Protest banner at National Climate Action Day, November 2013.
Protest banner at National Climate Action Day, 17 November 2013.

Navigating around the obstacles

I do not want to portray these obstacles as insurmountable.  Indeed if they were, sustainability educators should quit immediately, lie on the floor in the foetal position and wait for the collapse of human civilisation.  Nonetheless, we need to be realistic about the difficulties involved in education for sustainability, be cognisant of the institutional nodes at which we can exert the most leverage, and be aware that the paths of least resistance to institutional change in universities may flow outside of the institutions themselves.

Academics could do more, and have a responsibility to, engage directly with the community through grassroots engagement.  Why might this be a fruitful strategy?  University managers (sometimes) pay close attention to the preferences of their client base in the student market.  If academics can influence the preferences of this client base through sustainability-related community outreach, and in the process influence community attitudes more broadly, reactive education providers are more likely support sustainability-based curriculum changes because of their sensitivity to market preferences.

The same logic hold true of the political process.  The legislative and executive arms of our representative democracy are reactive institutions that are (theoretically, if not always in practice) beholden to the preferences of their constituencies.  Sustainability-conscious academics can play a leading role in shaping those preferences.

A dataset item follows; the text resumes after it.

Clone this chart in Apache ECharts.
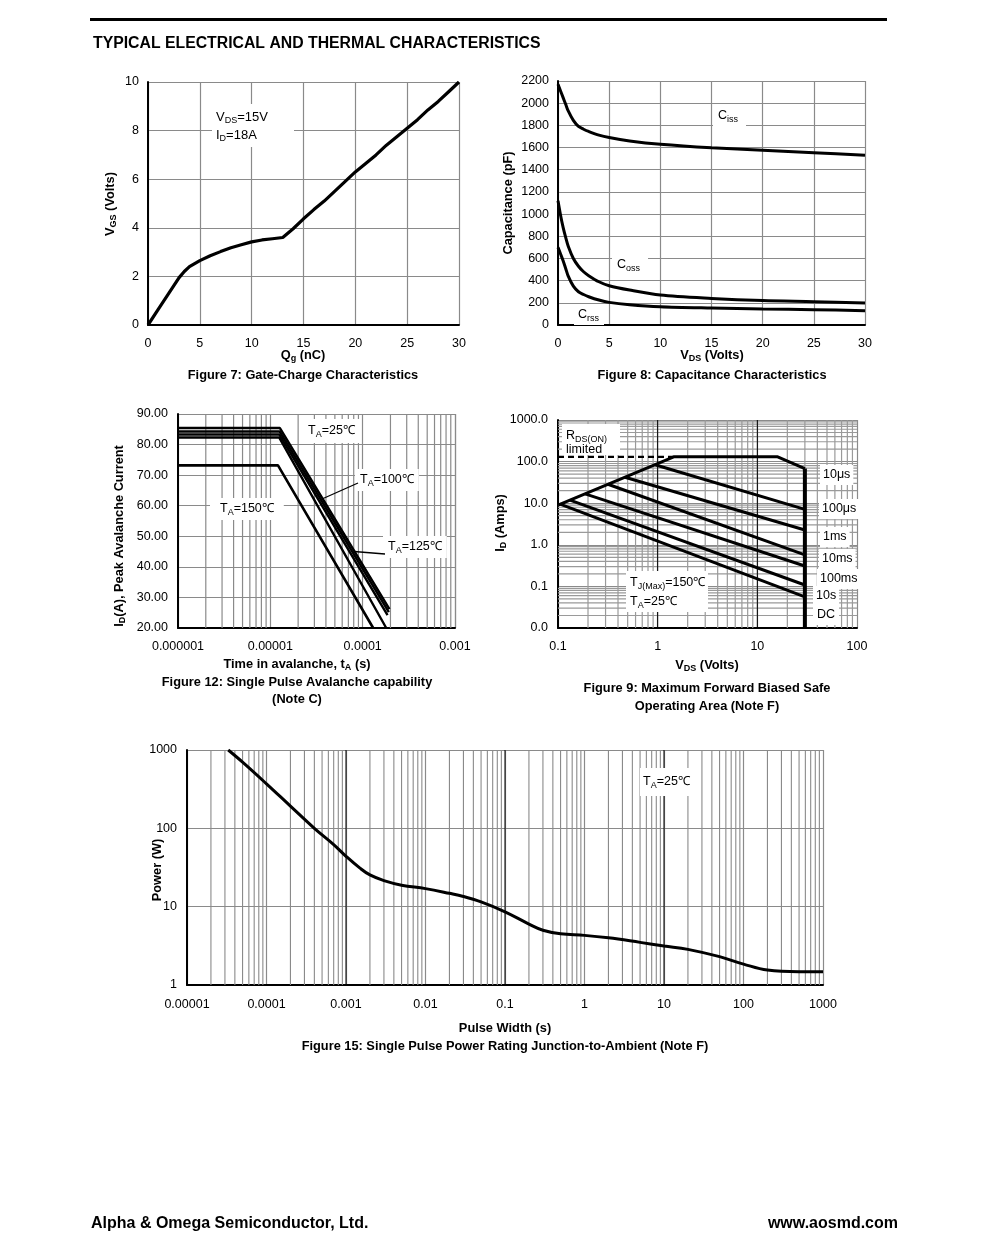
<!DOCTYPE html>
<html><head><meta charset="utf-8">
<script src="https://cdn.jsdelivr.net/npm/echarts@6/dist/echarts.min.js"></script>
<style>html,body{margin:0;padding:0;background:#fff}#c{width:991px;height:1252px}</style>
</head><body><div id="c"></div>
<script>
// ---------- Figure 7: Gate charge ----------
const qg  = [0,1,2,3,3.5,4,5,6,7,8,9,10,11,12,13,14,15,16,17,18,19,20,21,22,23,24,25,26,27,28,29,30];
const vgs = [0,0.65,1.3,1.95,2.2,2.4,2.65,2.85,3.02,3.18,3.3,3.42,3.5,3.55,3.6,3.96,4.37,4.75,5.1,5.5,5.9,6.3,6.65,7.0,7.4,7.75,8.1,8.45,8.85,9.2,9.6,10];
// ---------- Figure 8: Capacitance ----------
const vds8 = [0,0.25,0.5,0.75,1,1.5,2,2.5,3,4,5,7,10,15,20,25,30];
const ciss = [2170,2110,2050,1990,1930,1845,1790,1765,1745,1712,1690,1660,1630,1598,1575,1553,1530];
const coss = [1120,990,880,790,710,600,530,480,445,390,354,315,270,240,220,210,198];
const crss = [700,640,580,510,440,350,300,275,255,225,204,183,165,153,144,138,129];
// ---------- Figure 12: Avalanche ----------
const avT1 = [1e-6,1.27e-5,1.95e-4], avI1 = [85.4,85.4,26.2];
const avT2 = [1e-6,1.26e-5,1.92e-4], avI2 = [84.3,84.3,25.2];
const avT3 = [1e-6,1.25e-5,1.86e-4], avI3 = [83.3,83.3,24.2];
const avT4 = [1e-6,1.25e-5,1.80e-4], avI4 = [82.3,82.3,20];
const avT5 = [1e-6,1.21e-5,1.30e-4], avI5 = [73.2,73.2,20];
const t12Labels = ['0.000001','0.00001','0.0001','0.001'];
// ---------- Figure 9: SOA ----------
const envV = [0.1,1.45,16,30], envI = [9.0,130,130,68];
const dcV = [30,30], dcI = [68,0.01];
const rdsV = [0.1,1.45], rdsI = [130,130];
const soaV0 = [0.94,0.47,0.317,0.187,0.132,0.105];
const soaI0 = [84,42,28.5,16.8,11.9,9.45];
const soaV1 = [30,30,30,30,30,30];
const soaI1 = [7.1,2.27,0.57,0.31,0.108,0.056];
const soaNames = ['10μs','100μs','1ms','10ms','100ms','10s','DC'];
const v9Labels = ['0.1','1','10','100'];
const i9Labels = ['0.0','0.1','1.0','10.0','100.0','1000.0'];
// ---------- Figure 15: Single pulse power ----------
const pw  = [3.3e-5,5e-5,1e-4,2e-4,4e-4,7e-4,1e-3,1.5e-3,2e-3,3e-3,5e-3,1e-2,2e-2,3e-2,5e-2,0.1,0.2,0.3,0.5,1,2,5,10,20,50,100,200,500,1000];
const pwr = [1000,700,370,192,100,62,44,31,25.4,21.5,18.8,17,14.8,13.5,11.5,8.6,6.0,5.0,4.5,4.3,4.0,3.5,3.15,2.85,2.3,1.85,1.55,1.48,1.48];
const t15Labels = ['0.00001','0.0001','0.001','0.01','0.1','1','10','100','1000'];
const p15Labels = ['1','10','100','1000'];

const FONT = '"Liberation Sans", Arial, Helvetica, sans-serif';
const GRAY = '#8a8a8a';
const TICK = 12.5;

function minors(lo, hi) { const o=[]; for (let e=lo;e<hi;e++) for (let m=2;m<=9;m++) o.push(m*Math.pow(10,e)); return o; }
function lg(v){ return Math.round(Math.log10(v)); }

const axLabel = (margin, fmt) => ({ fontFamily: FONT, fontSize: TICK, color:'#000', margin, formatter: fmt });
function valAxis(gi, min, max, interval, margin, fmt) {
  return { type:'value', gridIndex: gi, min, max, interval,
    axisLine:{show:true, onZero:false, lineStyle:{color:'#000', width:2}}, axisTick:{show:false},
    splitLine:{show:true, lineStyle:{color:GRAY, width:1.2}}, axisLabel: axLabel(margin, fmt || (v => String(v))) };
}
function logAxis(gi, min, max, split, margin, fmt) {
  return { type:'log', logBase:10, gridIndex: gi, min, max, splitNumber: split,
    axisLine:{show:true, onZero:false, lineStyle:{color:'#000', width:2}}, axisTick:{show:false},
    splitLine:{show:true, lineStyle:{color:GRAY, width:1.2}}, axisLabel: axLabel(margin, fmt) };
}
// reference grid lines drawn as broken line series through the axes
function gridLines(ai, xs, ys, xr, yr, color, width) {
  const data = [];
  xs.forEach(v => { data.push([v, yr[0]], [v, yr[1]], [v, '-']); });
  ys.forEach(v => { data.push([xr[0], v], [xr[1], v], ['-', v]); });
  return { type:'line', xAxisIndex: ai, yAxisIndex: ai, data, silent:true, z:1, connectNulls:false,
    showSymbol:false, symbol:'none', lineStyle:{color, width}, emphasis:{disabled:true} };
}
function curve(ai, xs, ys, opt) {
  opt = opt || {};
  return { type:'line', xAxisIndex: ai, yAxisIndex: ai, data: xs.map((x,i)=>[x, ys[i]]),
    showSymbol:false, symbol:'none', silent:true, z:5, smooth: opt.smooth || false,
    lineStyle:{color:'#000', width: opt.width || 3, type: opt.type || 'solid'} };
}

function T(x, y, text, o) {
  o = o || {};
  const size = o.size || 12.5, w = o.bold ? 'bold' : 'normal';
  const lh = o.lh || 16;
  const st = { text, fontFamily: FONT, fontSize: size, fontWeight: w, fill:'#000',
    align: o.align || 'left', verticalAlign: 'middle', lineHeight: lh,
    rich: { s: { fontFamily: FONT, fontSize: Math.round(size*0.72), fontWeight: w, lineHeight: Math.round(size*0.75), verticalAlign:'bottom', fill:'#000' } } };
  if (o.bg) { st.backgroundColor = o.bg; st.padding = o.pad || [2,4]; }
  return { type:'text', x, y, z:100, rotation: o.rot || 0, style: st };
}
const B = 12.8; // bold label size

const graphics = [
  { type:'rect', z:100, shape:{x:90, y:18, width:797, height:3}, style:{fill:'#000'} },
  T(93, 44, 'TYPICAL ELECTRICAL AND THERMAL CHARACTERISTICS', {bold:true, size:15.8}),
  T(91, 1224, 'Alpha & Omega Semiconductor, Ltd.', {bold:true, size:16}),
  T(898, 1224, 'www.aosmd.com', {bold:true, size:16, align:'right'}),
  // Fig 7
  T(110, 204, 'V{s|GS} (Volts)', {bold:true, size:B, rot:Math.PI/2, align:'center'}),
  T(303, 355, 'Q{s|g} (nC)', {bold:true, size:B, align:'center'}),
  T(303, 375, 'Figure 7: Gate-Charge Characteristics', {bold:true, size:B, align:'center'}),
  { type:'rect', z:90, shape:{x:212, y:104, width:82, height:43}, style:{fill:'#fff'} },
  T(216, 117, 'V{s|DS}=15V', {size:13}),
  T(216, 135, 'I{s|D}=18A', {size:13}),
  // Fig 8
  T(508, 203, 'Capacitance (pF)', {bold:true, size:B, rot:Math.PI/2, align:'center'}),
  T(712, 355, 'V{s|DS} (Volts)', {bold:true, size:B, align:'center'}),
  T(712, 375, 'Figure 8: Capacitance Characteristics', {bold:true, size:B, align:'center'}),
  T(713, 116, 'C{s|iss}', {bg:'#fff', pad:[3,8,3,5]}),
  T(612, 265, 'C{s|oss}', {bg:'#fff', pad:[3,8,3,5]}),
  T(574, 315, 'C{s|rss}', {bg:'#fff', pad:[2,5,2,4]}),
  // Fig 12
  T(119, 536, 'I{s|D}(A), Peak Avalanche Current', {bold:true, size:B, rot:Math.PI/2, align:'center'}),
  T(297, 664, 'Time in avalanche, t{s|A} (s)', {bold:true, size:B, align:'center'}),
  T(297, 682, 'Figure 12: Single Pulse Avalanche capability', {bold:true, size:B, align:'center'}),
  T(297, 699, '(Note C)', {bold:true, size:B, align:'center'}),
  T(302, 431, 'T{s|A}=25℃', {bg:'#fff', pad:[4,6]}),
  T(355, 480, 'T{s|A}=100℃', {bg:'#fff', pad:[3,5]}),
  T(383, 547, 'T{s|A}=125℃', {bg:'#fff', pad:[3,5]}),
  T(210, 509, 'T{s|A}=150℃', {bg:'#fff', pad:[3,10,3,10]}),
  { type:'line', z:101, shape:{x1:322, y1:499, x2:358, y2:483}, style:{stroke:'#000', lineWidth:1.3} },
  { type:'line', z:101, shape:{x1:354, y1:551.5, x2:385, y2:554}, style:{stroke:'#000', lineWidth:1.3} },
  // Fig 9
  T(500, 523, 'I{s|D} (Amps)', {bold:true, size:B, rot:Math.PI/2, align:'center'}),
  T(707, 665, 'V{s|DS} (Volts)', {bold:true, size:B, align:'center'}),
  T(707, 688, 'Figure 9: Maximum Forward Biased Safe', {bold:true, size:B, align:'center'}),
  T(707, 706, 'Operating Area (Note F)', {bold:true, size:B, align:'center'}),
  { type:'rect', z:90, shape:{x:562, y:424, width:58, height:31}, style:{fill:'#fff'} },
  T(566, 436, 'R{s|DS(ON)}', {}),
  T(566, 450, 'limited', {}),
  { type:'rect', z:90, shape:{x:626, y:571, width:82, height:41}, style:{fill:'#fff'} },
  T(630, 583, 'T{s|J(Max)}=150℃', {}),
  T(630, 602, 'T{s|A}=25℃', {}),
  T(820, 475, soaNames[0], {bg:'#fff', pad:[2,3]}),
  T(819, 509, soaNames[1], {bg:'#fff', pad:[2,3]}),
  T(820, 537, soaNames[2], {bg:'#fff', pad:[2,3]}),
  T(819, 559, soaNames[3], {bg:'#fff', pad:[2,3]}),
  T(817, 579, soaNames[4], {bg:'#fff', pad:[2,3]}),
  T(813, 596, soaNames[5], {bg:'#fff', pad:[2,3]}),
  T(813, 615, soaNames[6], {bg:'#fff', pad:[2,4]}),
  // Fig 15
  T(157, 870, 'Power (W)', {bold:true, size:B, rot:Math.PI/2, align:'center'}),
  T(505, 1028, 'Pulse Width (s)', {bold:true, size:B, align:'center'}),
  T(505, 1046, 'Figure 15: Single Pulse Power Rating Junction-to-Ambient (Note F)', {bold:true, size:B, align:'center'}),
  T(640, 782, 'T{s|A}=25℃', {bg:'#fff', pad:[6,8,6,3]})
];

const option = {
  animation:false,
  backgroundColor:'#fff',
  grid: [
    {left:148, top:82, width:311, height:243},
    {left:558, top:81, width:307, height:244},
    {left:178, top:414, width:277, height:214},
    {left:558, top:420, width:299, height:208},
    {left:187, top:750, width:636, height:235}
  ],
  xAxis: [
    valAxis(0, 0, 30, 5, 12),
    valAxis(1, 0, 30, 5, 12),
    logAxis(2, 1e-6, 1e-3, 3, 12, v => t12Labels[lg(v)+6]),
    logAxis(3, 0.1, 100, 3, 12, v => v9Labels[lg(v)+1]),
    logAxis(4, 1e-5, 1000, 8, 13, v => t15Labels[lg(v)+5])
  ],
  yAxis: [
    valAxis(0, 0, 10, 2, 9),
    valAxis(1, 0, 2200, 200, 9),
    valAxis(2, 20, 90, 10, 10, v => v.toFixed(2)),
    logAxis(3, 0.01, 1000, 5, 10, v => i9Labels[lg(v)+2]),
    logAxis(4, 1, 1000, 3, 10, v => p15Labels[lg(v)])
  ],
  series: [
    curve(0, qg, vgs, {width:3.2}),
    curve(1, vds8, ciss, {smooth:0.3}),
    curve(1, vds8, coss, {smooth:0.3}),
    curve(1, vds8, crss, {smooth:0.3}),
    gridLines(2, minors(-6,-3), [], [1e-6,1e-3], [20,90], GRAY, 1.2),
    curve(2, avT1, avI1, {width:2.4}), curve(2, avT2, avI2, {width:2.4}), curve(2, avT3, avI3, {width:2.4}),
    curve(2, avT4, avI4, {width:2.4}), curve(2, avT5, avI5, {width:2.6}),
    gridLines(3, minors(-1,2), minors(-2,3), [0.1,100], [0.01,1000], '#9a9a9a', 1.2),
    gridLines(3, [1,10], [], [0.1,100], [0.01,1000], '#000', 1),
    curve(3, rdsV, rdsI, {type:[6,4], width:2.2}),
    curve(3, envV, envI, {width:3}),
    curve(3, dcV, dcI, {width:4}),
    ...soaV0.map((v,i) => curve(3, [v, soaV1[i]], [soaI0[i], soaI1[i]], {width:3})),
    gridLines(4, minors(-5,3), [], [1e-5,1000], [1,1000], GRAY, 1.1),
    gridLines(4, [1e-3, 0.1, 10], [], [1e-5,1000], [1,1000], '#000', 1),
    curve(4, pw, pwr, {smooth:0.4, width:3})
  ],
  graphic: graphics
};
const chart = echarts.init(document.getElementById('c'));
chart.setOption(option);
</script></body></html>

To do this, academics need to operate to a greater degree outside of the insular and ritualistic channels of academic knowledge transmission (peer-reviewed journals, grant applications etc) to liaise more directly with ordinary people.  This can be done through direct participation and/or expertise sharing with community groups, publicity of research findings through popular media, and full utilisation of social media platforms to reach audiences beyond the intellectual elite.  As I said none-too-eloquently during the workshop, “sometimes academia has its head up its own arse”; we need to talk to ourselves less and reach out to the community more.

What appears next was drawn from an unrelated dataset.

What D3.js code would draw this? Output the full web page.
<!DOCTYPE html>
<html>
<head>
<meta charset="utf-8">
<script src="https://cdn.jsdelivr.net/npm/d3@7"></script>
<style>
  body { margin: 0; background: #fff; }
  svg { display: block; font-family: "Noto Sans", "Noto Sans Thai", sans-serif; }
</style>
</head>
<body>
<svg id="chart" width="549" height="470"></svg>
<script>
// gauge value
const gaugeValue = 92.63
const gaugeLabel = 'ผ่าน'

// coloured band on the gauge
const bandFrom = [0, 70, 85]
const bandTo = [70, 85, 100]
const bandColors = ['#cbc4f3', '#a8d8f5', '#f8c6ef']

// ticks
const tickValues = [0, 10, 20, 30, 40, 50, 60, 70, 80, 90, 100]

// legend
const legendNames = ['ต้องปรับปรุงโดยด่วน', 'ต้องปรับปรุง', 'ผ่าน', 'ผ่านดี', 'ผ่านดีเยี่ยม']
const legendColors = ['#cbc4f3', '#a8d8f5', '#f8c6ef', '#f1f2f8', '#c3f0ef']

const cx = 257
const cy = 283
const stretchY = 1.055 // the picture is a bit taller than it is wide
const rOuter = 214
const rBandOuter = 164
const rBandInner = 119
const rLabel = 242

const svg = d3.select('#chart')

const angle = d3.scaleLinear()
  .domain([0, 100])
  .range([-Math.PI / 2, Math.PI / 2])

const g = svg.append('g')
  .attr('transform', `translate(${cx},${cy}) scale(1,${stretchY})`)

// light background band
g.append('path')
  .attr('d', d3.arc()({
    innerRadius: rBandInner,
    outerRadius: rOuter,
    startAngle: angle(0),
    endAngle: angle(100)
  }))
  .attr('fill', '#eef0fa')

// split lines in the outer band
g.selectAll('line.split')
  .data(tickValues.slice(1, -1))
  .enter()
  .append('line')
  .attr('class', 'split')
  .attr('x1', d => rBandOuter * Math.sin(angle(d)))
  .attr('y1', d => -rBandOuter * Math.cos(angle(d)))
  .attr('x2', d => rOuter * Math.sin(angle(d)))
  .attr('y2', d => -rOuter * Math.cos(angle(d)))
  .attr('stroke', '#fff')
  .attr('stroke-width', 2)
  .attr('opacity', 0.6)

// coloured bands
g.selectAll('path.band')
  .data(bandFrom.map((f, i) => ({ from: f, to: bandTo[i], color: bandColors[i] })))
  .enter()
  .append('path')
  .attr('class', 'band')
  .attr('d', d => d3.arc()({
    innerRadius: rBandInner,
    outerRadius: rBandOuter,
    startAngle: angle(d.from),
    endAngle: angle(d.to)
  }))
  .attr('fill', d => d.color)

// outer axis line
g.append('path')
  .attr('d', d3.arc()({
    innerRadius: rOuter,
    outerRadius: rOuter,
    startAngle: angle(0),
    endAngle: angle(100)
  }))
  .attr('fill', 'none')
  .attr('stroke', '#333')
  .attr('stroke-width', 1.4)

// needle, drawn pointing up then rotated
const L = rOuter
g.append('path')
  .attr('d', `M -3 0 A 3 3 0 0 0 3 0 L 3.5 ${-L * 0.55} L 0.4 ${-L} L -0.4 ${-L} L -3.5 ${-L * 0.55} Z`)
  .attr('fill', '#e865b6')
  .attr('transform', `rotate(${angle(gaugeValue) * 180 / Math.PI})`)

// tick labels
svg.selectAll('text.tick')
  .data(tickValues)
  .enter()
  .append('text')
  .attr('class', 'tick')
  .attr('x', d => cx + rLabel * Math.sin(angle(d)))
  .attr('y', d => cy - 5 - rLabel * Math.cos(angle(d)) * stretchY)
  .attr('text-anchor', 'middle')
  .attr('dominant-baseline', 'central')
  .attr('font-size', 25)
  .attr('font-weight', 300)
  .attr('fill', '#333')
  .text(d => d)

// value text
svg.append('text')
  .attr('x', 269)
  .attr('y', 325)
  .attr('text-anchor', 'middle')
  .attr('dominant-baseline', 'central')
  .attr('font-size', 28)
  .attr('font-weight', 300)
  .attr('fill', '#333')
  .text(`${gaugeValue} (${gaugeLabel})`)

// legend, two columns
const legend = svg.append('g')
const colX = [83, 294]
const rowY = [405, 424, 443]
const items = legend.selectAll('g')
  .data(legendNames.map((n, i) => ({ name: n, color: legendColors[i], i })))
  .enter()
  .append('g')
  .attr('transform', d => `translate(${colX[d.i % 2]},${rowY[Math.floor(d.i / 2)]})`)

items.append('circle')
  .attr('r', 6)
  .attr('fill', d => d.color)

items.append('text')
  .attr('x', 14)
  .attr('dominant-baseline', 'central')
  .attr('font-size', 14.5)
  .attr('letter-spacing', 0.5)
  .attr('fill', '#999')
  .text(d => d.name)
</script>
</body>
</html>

I am not putting forward any of these suggestions as a panacea for the obstacles we face.  Education for sustainability is a long-term social project and as such must be established upon a foundation of strong grassroots action, as all great social movements are.

Further Information:

Learning and Teaching for Sustainability.

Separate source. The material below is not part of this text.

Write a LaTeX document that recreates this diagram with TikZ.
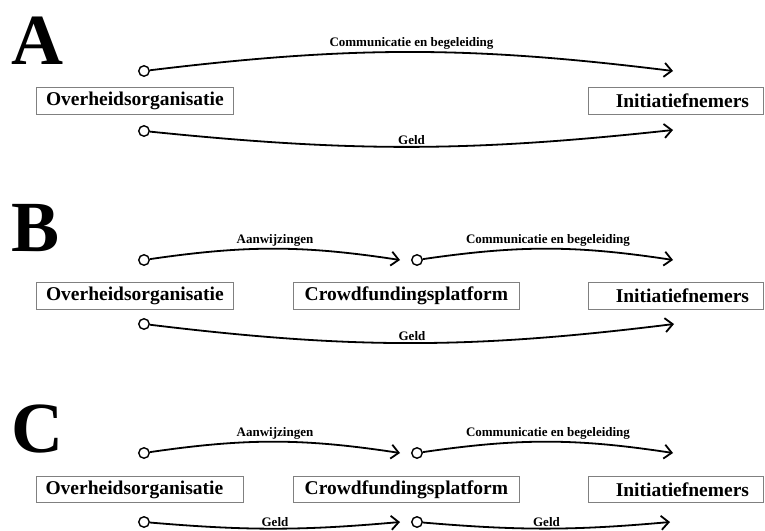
\documentclass[tikz,border=0pt]{standalone}
\usepackage{fontspec}
\setmainfont{Liberation Serif}
\usetikzlibrary{arrows.meta}
\tikzset{
    every node/.style={font=\bfseries},
    main node/.style={draw=gray,line width=0.8pt,fill=white,font=\fontsize{19.5}{20}\selectfont\bfseries,minimum height=27pt,inner sep=0pt,anchor=north west},
    port node/.style={circle,draw,line width=1.4pt,fill=white,inner sep=0pt,minimum size=10.5pt},
    flow label/.style={font=\fontsize{13}{14}\selectfont\bfseries,inner sep=1.5pt},
    panel letter/.style={font=\fontsize{72}{72}\selectfont\bfseries,inner sep=0pt,anchor=base west}
}

\begin{document}
\begin{tikzpicture}[->,>={Straight Barb[length=7.5pt,width=14pt]},x=1pt,y=1pt,line width=1.8pt]
    \useasboundingbox (0,0) rectangle (765,-530);

    % A
    \node[panel letter] (LA) at (11,-64) {A};
    \node[main node,minimum width=197pt] (A1) at (36,-87) {Overheidsorganisatie};
    \node[main node,minimum width=175pt] (A3) at (588,-87) {\hspace*{13pt}Initiatiefnemers};
    \node[port node] (pa1) at (144,-71) {};
    \node[port node] (pa2) at (144,-131) {};
    \coordinate (ea1) at (673,-71);
    \coordinate (ea2) at (673,-130);
    \draw (pa1) to[bend left=7] node[flow label,above] {Communicatie en begeleiding} (ea1);
    \draw (pa2) to[bend right=6] node[flow label,above] {Geld} (ea2);

    % B
    \node[panel letter] (LB) at (11,-251) {B};
    \node[main node,minimum width=197pt] (B1) at (36,-282) {Overheidsorganisatie};
    \node[main node,minimum width=226pt] (B2) at (293,-282) {Crowdfundingsplatform};
    \node[main node,minimum width=175pt] (B3) at (588,-282) {\hspace*{13pt}Initiatiefnemers};
    \node[port node] (pb1) at (144,-260) {};
    \node[port node] (pb2) at (417,-260) {};
    \node[port node] (pb3) at (144,-324) {};
    \coordinate (eb1) at (400,-260);
    \coordinate (eb2) at (673,-260);
    \coordinate (eb3) at (674,-324);
    \draw (pb1) to[bend left=8.5] node[flow label,above] {Aanwijzingen} (eb1);
    \draw (pb2) to[bend left=8.5] node[flow label,above] {Communicatie en begeleiding} (eb2);
    \draw (pb3) to[bend right=7] node[flow label,above] {Geld} (eb3);

    % C
    \node[panel letter] (LC) at (11,-452) {C};
    \node[main node,minimum width=207pt,minimum height=26pt] (C1) at (36,-476) {Overheidsorganisatie\hspace*{11pt}};
    \node[main node,minimum width=226pt,minimum height=26pt] (C2) at (293,-476) {Crowdfundingsplatform};
    \node[main node,minimum width=175pt,minimum height=26pt] (C3) at (588,-476) {\hspace*{13pt}Initiatiefnemers};
    \node[port node] (pc1) at (144,-453) {};
    \node[port node] (pc2) at (417,-453) {};
    \node[port node] (pc3) at (144,-522) {};
    \node[port node] (pc4) at (417,-522) {};
    \coordinate (ec1) at (400,-453);
    \coordinate (ec2) at (673,-453);
    \coordinate (ec3) at (400,-522);
    \coordinate (ec4) at (670,-522);
    \draw (pc1) to[bend left=8.5] node[flow label,above] {Aanwijzingen} (ec1);
    \draw (pc2) to[bend left=8.5] node[flow label,above] {Communicatie en begeleiding} (ec2);
    \draw (pc3) to[bend right=5] node[flow label,above] {Geld} (ec3);
    \draw (pc4) to[bend right=5] node[flow label,above] {Geld} (ec4);
\end{tikzpicture}
\end{document}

Scott, Geoff, Daniella Tilbury, Leith Sharp, and Elizabeth Deane. Turnaround Leadership for Sustainability in Higher Education—Final Report. University of Western Sydney.

Habib, Ben. The Whitehaven Coal Hoax: Climate Change, Liberal Democracy and the Drawbacks of 19th Century Ideology. 16 January 2013.

Habib, Ben. Making Climate Action Happen, Part III — Scrutinising Our Underlying Beliefs. 15 February 2011.

Habib, Ben. Making Climate Change Happen, Part IV — The Power of Being the Change You Want to See in the World. 24 February 2011.


[1] Cited from Adam Grubb’s presentation in the CERES Permaculture Design Course, CERES (Centre for Education and Research in Environmental Strategies) Environment Park, Brunswick, 25 February 2014.

[2] Scott, Geoff, Daniella Tilbury, Leith Sharp, and Elizabeth Deane. Turnaround Leadership for Sustainability in Higher Education—Final Report. University of Western Sydney, http://www.iau-hesd.net/sites/default/files/documents/le11_1978_scott_report_2012.pdf, p. 10.

[3] Hil, Richard. Whackademia: An Insider’s Account of the Troubled University. Sydney: UNSW Press, 2012.